Short exercise ▸ Find all lines in the listing that include the word "seaborn", then copy them.

Data ▸
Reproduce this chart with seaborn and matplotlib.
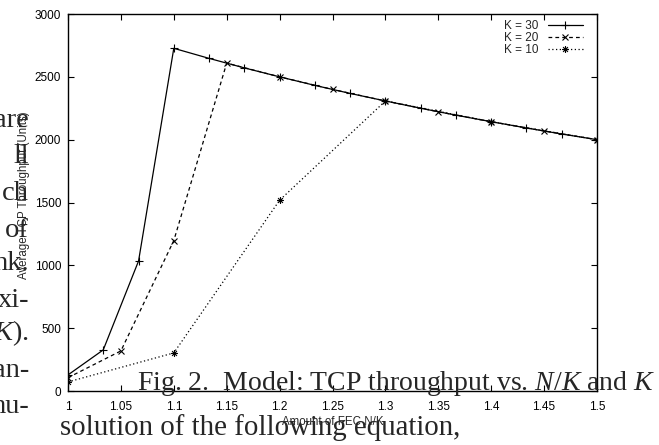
import numpy as np
import pandas as pd
import matplotlib
matplotlib.use("Agg")
import matplotlib.pyplot as plt
from matplotlib.path import Path
import seaborn as sns

# ---- data ----
x_k30 = [1.0, 1.0333, 1.0667, 1.1, 1.1333, 1.1667, 1.2, 1.2333, 1.2667, 1.3,
         1.3333, 1.3667, 1.4, 1.4333, 1.4667, 1.5]
y_k30 = [128, 327, 1035, 2727, 2647, 2571, 2500, 2432, 2368, 2308,
         2250, 2195, 2143, 2093, 2045, 2000]
x_k20 = [1.0, 1.05, 1.1, 1.15, 1.2, 1.25, 1.3, 1.35, 1.4, 1.45, 1.5]
y_k20 = [106, 319, 1197, 2609, 2500, 2400, 2308, 2222, 2143, 2069, 2000]
x_k10 = [1.0, 1.1, 1.2, 1.3, 1.4, 1.5]
y_k10 = [72, 303, 1518, 2308, 2143, 2000]
series_labels = ["K = 30", "K = 20", "K = 10"]
x_ticks = [1, 1.05, 1.1, 1.15, 1.2, 1.25, 1.3, 1.35, 1.4, 1.45, 1.5]
x_ticklabels = ["1", "1.05", "1.1", "1.15", "1.2", "1.25", "1.3", "1.35", "1.4", "1.45", "1.5"]
y_ticks = [0, 500, 1000, 1500, 2000, 2500, 3000]
x_label = "Amount of FEC N/K"
y_label = "Average TCP Throughput (Units)"

# overlapping text of the page
left_words = ["are", "ll", "ch", "of", "nk.", "xi-", "$K$).", "an-", "nu-"]
left_baselines = [127, 163, 200, 237, 270, 307, 340, 377, 413]
caption = "Fig. 2.  Model: TCP throughput vs. $N/K$ and $K$"
body_line = "solution of the following equation,"

sns.set_style("ticks")
plt.rcParams["font.family"] = ["Liberation Sans", "DejaVu Sans"]
plt.rcParams["mathtext.fontset"] = "custom"
plt.rcParams["mathtext.rm"] = "Liberation Serif"
plt.rcParams["mathtext.it"] = "Liberation Serif:italic"

W, H = 659, 445
fig = plt.figure(figsize=(W / 100, H / 100), dpi=100)
ax = fig.add_axes([68 / W, 1 - 391 / H, (597 - 68) / W, (391 - 14) / H])

# gnuplot-like star marker (plus + cross)
star = Path([(-1, 0), (1, 0), (0, -1), (0, 1), (-0.7, -0.7), (0.7, 0.7), (-0.7, 0.7), (0.7, -0.7)],
            [Path.MOVETO, Path.LINETO, Path.MOVETO, Path.LINETO,
             Path.MOVETO, Path.LINETO, Path.MOVETO, Path.LINETO])

df30 = pd.DataFrame({"x": x_k30, "y": y_k30})
df20 = pd.DataFrame({"x": x_k20, "y": y_k20})
df10 = pd.DataFrame({"x": x_k10, "y": y_k10})

common = dict(ax=ax, color="black", lw=0.9, markeredgewidth=0.8,
              markerfacecolor="none", markeredgecolor="black")
sns.lineplot(data=df30, x="x", y="y", marker="+", markersize=6,
             label=series_labels[0], **common)
sns.lineplot(data=df20, x="x", y="y", marker="x", markersize=4.5,
             label=series_labels[1], dashes=False, linestyle=(0, (3, 2.5)), **common)
sns.lineplot(data=df10, x="x", y="y", marker=star, markersize=5,
             label=series_labels[2], dashes=False, linestyle=(0, (1, 2)), **common)

ax.set_xlim(1, 1.5)
ax.set_ylim(0, 3000)
ax.set_xticks(x_ticks)
ax.set_xticklabels(x_ticklabels)
ax.set_yticks(y_ticks)
ax.tick_params(direction="in", length=4, width=0.8, top=True, right=True,
               labelsize=8.5, colors="black")
ax.tick_params(axis="x", pad=7)
ax.tick_params(axis="y", pad=5)
for s in ax.spines.values():
    s.set_visible(True)
    s.set_linewidth(1.0)
    s.set_color("black")

ax.set_xlabel(x_label, fontsize=8.3)
ax.set_ylabel(y_label, fontsize=8.3)
ax.xaxis.set_label_coords(0.5, -0.066)
ax.yaxis.set_label_coords(-0.072, 0.52)

leg = ax.legend(loc="upper right", bbox_to_anchor=(0.986, 1.0), frameon=False,
                markerfirst=False, fontsize=8.5,
                handlelength=3.0, handletextpad=0.8, labelspacing=0.0,
                borderpad=0.3, borderaxespad=0.25, numpoints=1)

# overlaid page text
serif = ["Liberation Serif", "DejaVu Serif"]
for w, yb in zip(left_words, left_baselines):
    fig.text(29 / W, 1 - yb / H, w, ha="right", va="baseline", fontsize=20.5,
             family=serif)
fig.text(137 / W, 1 - 390 / H, caption, ha="left", va="baseline", fontsize=20,
         family=serif)
fig.text(60 / W, 1 - 435 / H, body_line, ha="left", va="baseline", fontsize=20.8,
         family=serif)

fig.savefig("out.png", dpi=100)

Reply ▸
Reproduce this chart with seaborn and matplotlib.
import seaborn as sns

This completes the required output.